AIM OF THE EXERCISE
Word for word, print each line of the listing below; pictures stay out.

COLLECTED MATERIAL

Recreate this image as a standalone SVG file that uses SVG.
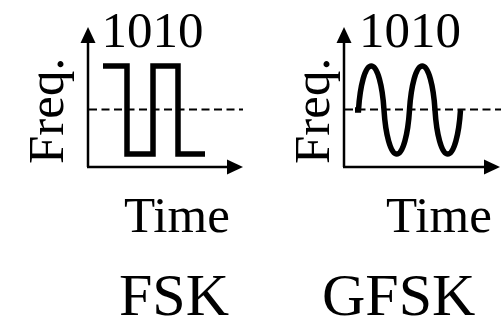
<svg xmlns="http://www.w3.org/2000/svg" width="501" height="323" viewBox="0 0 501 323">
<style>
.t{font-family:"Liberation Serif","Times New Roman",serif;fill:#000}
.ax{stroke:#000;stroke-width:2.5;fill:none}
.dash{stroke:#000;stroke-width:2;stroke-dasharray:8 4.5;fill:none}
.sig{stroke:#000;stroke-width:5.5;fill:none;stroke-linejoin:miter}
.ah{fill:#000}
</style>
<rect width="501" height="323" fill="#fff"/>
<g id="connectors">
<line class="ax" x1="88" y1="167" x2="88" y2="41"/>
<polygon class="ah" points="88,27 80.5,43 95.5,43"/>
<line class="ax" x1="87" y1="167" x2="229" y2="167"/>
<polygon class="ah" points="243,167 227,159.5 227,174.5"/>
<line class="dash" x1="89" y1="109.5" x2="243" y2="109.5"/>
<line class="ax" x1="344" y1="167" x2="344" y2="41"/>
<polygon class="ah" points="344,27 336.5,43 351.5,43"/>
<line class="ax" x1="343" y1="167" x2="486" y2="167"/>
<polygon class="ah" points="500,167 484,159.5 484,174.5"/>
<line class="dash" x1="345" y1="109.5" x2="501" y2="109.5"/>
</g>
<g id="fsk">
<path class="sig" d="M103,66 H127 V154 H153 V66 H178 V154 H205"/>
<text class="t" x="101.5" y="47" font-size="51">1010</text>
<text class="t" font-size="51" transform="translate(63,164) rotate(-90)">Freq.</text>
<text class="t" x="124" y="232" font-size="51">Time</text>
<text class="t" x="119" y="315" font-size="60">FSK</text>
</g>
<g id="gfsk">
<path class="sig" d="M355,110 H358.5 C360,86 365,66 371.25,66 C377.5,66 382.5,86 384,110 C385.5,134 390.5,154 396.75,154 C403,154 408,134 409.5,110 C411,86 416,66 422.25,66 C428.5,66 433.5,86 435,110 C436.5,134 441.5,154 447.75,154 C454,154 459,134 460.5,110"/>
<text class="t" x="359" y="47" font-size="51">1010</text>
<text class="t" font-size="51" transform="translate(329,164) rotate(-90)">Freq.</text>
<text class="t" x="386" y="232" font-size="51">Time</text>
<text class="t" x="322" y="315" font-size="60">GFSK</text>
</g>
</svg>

SOLUTION TO THIS EXERCISE
Recreate this image as a standalone SVG file that uses SVG.
<svg xmlns="http://www.w3.org/2000/svg" width="501" height="323" viewBox="0 0 501 323">
<style>
.t{font-family:"Liberation Serif","Times New Roman",serif;fill:#000}
.ax{stroke:#000;stroke-width:2.5;fill:none}
.dash{stroke:#000;stroke-width:2;stroke-dasharray:8 4.5;fill:none}
.sig{stroke:#000;stroke-width:5.5;fill:none;stroke-linejoin:miter}
.ah{fill:#000}
</style>
<rect width="501" height="323" fill="#fff"/>
<g id="connectors">
<line class="ax" x1="88" y1="167" x2="88" y2="41"/>
<polygon class="ah" points="88,27 80.5,43 95.5,43"/>
<line class="ax" x1="87" y1="167" x2="229" y2="167"/>
<polygon class="ah" points="243,167 227,159.5 227,174.5"/>
<line class="dash" x1="89" y1="109.5" x2="243" y2="109.5"/>
<line class="ax" x1="344" y1="167" x2="344" y2="41"/>
<polygon class="ah" points="344,27 336.5,43 351.5,43"/>
<line class="ax" x1="343" y1="167" x2="486" y2="167"/>
<polygon class="ah" points="500,167 484,159.5 484,174.5"/>
<line class="dash" x1="345" y1="109.5" x2="501" y2="109.5"/>
</g>
<g id="fsk">
<path class="sig" d="M103,66 H127 V154 H153 V66 H178 V154 H205"/>
<text class="t" x="101.5" y="47" font-size="51">1010</text>
<text class="t" font-size="51" transform="translate(63,164) rotate(-90)">Freq.</text>
<text class="t" x="124" y="232" font-size="51">Time</text>
<text class="t" x="119" y="315" font-size="60">FSK</text>
</g>
<g id="gfsk">
<path class="sig" d="M355,110 H358.5 C360,86 365,66 371.25,66 C377.5,66 382.5,86 384,110 C385.5,134 390.5,154 396.75,154 C403,154 408,134 409.5,110 C411,86 416,66 422.25,66 C428.5,66 433.5,86 435,110 C436.5,134 441.5,154 447.75,154 C454,154 459,134 460.5,110"/>
<text class="t" x="359" y="47" font-size="51">1010</text>
<text class="t" font-size="51" transform="translate(329,164) rotate(-90)">Freq.</text>
<text class="t" x="386" y="232" font-size="51">Time</text>
<text class="t" x="322" y="315" font-size="60">GFSK</text>
</g>
</svg>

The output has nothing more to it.